REQUIRED TASK:
Retype, exactly as they stand, the lines from the start of the data to the line that contains "ax = fig.add_axes([0.155, 0.259, 0.816, 0.688])", both ends included. Leave the pictures out.

[Dataset entries]
※ ※ ※

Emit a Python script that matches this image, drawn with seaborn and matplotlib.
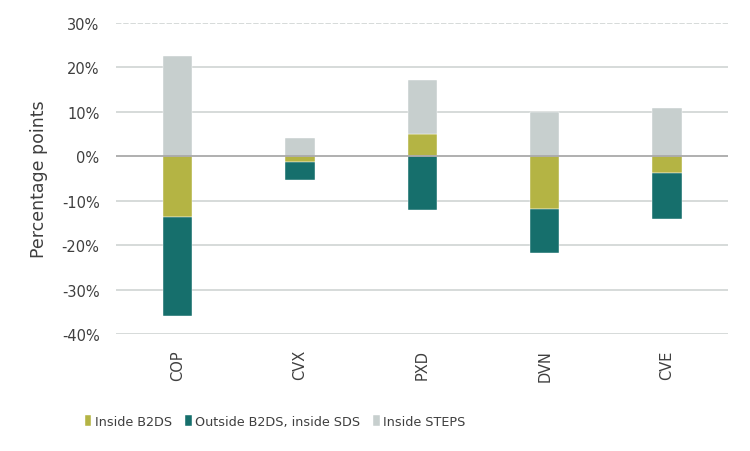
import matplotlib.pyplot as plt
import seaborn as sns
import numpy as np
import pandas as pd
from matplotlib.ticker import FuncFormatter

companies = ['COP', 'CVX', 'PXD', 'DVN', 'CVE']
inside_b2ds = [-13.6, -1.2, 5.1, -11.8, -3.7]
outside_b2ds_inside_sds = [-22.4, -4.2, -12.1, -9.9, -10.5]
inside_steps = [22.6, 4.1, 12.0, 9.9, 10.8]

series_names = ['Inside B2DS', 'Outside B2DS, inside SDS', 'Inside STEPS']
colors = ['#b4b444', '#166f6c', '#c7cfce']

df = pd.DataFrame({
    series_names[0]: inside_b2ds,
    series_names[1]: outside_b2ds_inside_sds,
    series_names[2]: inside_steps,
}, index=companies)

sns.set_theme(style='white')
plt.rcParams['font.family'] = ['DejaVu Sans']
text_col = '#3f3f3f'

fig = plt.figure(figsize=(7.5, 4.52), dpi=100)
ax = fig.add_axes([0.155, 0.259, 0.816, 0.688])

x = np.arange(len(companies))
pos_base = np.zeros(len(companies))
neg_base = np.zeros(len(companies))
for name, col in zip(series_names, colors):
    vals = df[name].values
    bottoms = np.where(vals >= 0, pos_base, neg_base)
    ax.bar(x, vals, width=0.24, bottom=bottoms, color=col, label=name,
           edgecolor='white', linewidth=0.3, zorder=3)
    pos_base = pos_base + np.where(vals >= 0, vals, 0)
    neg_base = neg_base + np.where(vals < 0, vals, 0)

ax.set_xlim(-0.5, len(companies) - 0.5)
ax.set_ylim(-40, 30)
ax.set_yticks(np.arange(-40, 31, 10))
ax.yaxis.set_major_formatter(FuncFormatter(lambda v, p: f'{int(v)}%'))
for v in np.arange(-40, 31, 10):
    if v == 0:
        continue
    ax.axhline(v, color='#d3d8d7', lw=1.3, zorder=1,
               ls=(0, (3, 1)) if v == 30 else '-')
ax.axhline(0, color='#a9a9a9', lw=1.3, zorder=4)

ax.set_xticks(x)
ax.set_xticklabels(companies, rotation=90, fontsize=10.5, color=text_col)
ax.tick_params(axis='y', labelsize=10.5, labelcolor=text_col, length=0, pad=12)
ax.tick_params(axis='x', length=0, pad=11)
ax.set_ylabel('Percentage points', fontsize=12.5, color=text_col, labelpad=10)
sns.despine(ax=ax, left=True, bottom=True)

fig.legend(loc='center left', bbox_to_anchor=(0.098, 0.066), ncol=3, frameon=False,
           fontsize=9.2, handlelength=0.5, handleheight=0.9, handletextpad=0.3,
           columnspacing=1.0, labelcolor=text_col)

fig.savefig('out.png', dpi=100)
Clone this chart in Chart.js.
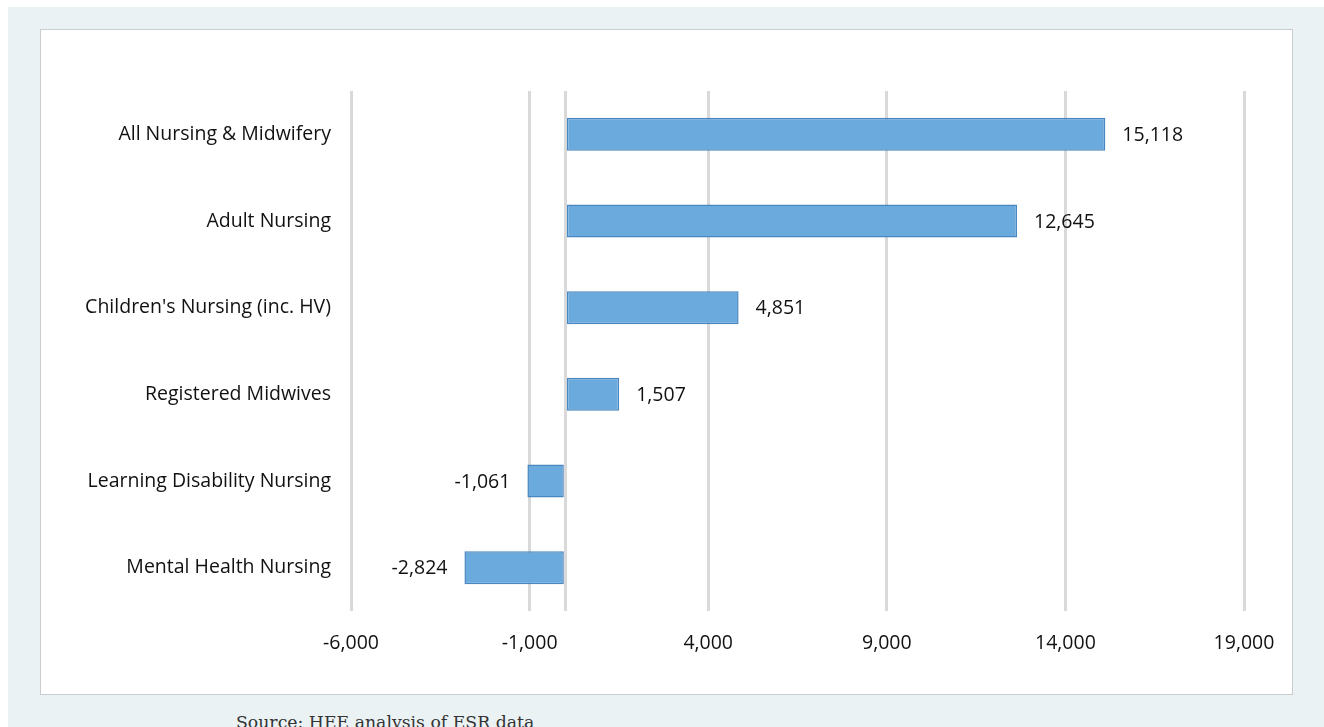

※ ※ ※

EXERCISE RESPONSE:
Emit a Python script that matches this image, drawn with seaborn and matplotlib.
import matplotlib.pyplot as plt
import seaborn as sns
import numpy as np
import pandas as pd
from matplotlib.ticker import FuncFormatter

companies = ['COP', 'CVX', 'PXD', 'DVN', 'CVE']
inside_b2ds = [-13.6, -1.2, 5.1, -11.8, -3.7]
outside_b2ds_inside_sds = [-22.4, -4.2, -12.1, -9.9, -10.5]
inside_steps = [22.6, 4.1, 12.0, 9.9, 10.8]

series_names = ['Inside B2DS', 'Outside B2DS, inside SDS', 'Inside STEPS']
colors = ['#b4b444', '#166f6c', '#c7cfce']

df = pd.DataFrame({
    series_names[0]: inside_b2ds,
    series_names[1]: outside_b2ds_inside_sds,
    series_names[2]: inside_steps,
}, index=companies)

sns.set_theme(style='white')
plt.rcParams['font.family'] = ['DejaVu Sans']
text_col = '#3f3f3f'

fig = plt.figure(figsize=(7.5, 4.52), dpi=100)
ax = fig.add_axes([0.155, 0.259, 0.816, 0.688])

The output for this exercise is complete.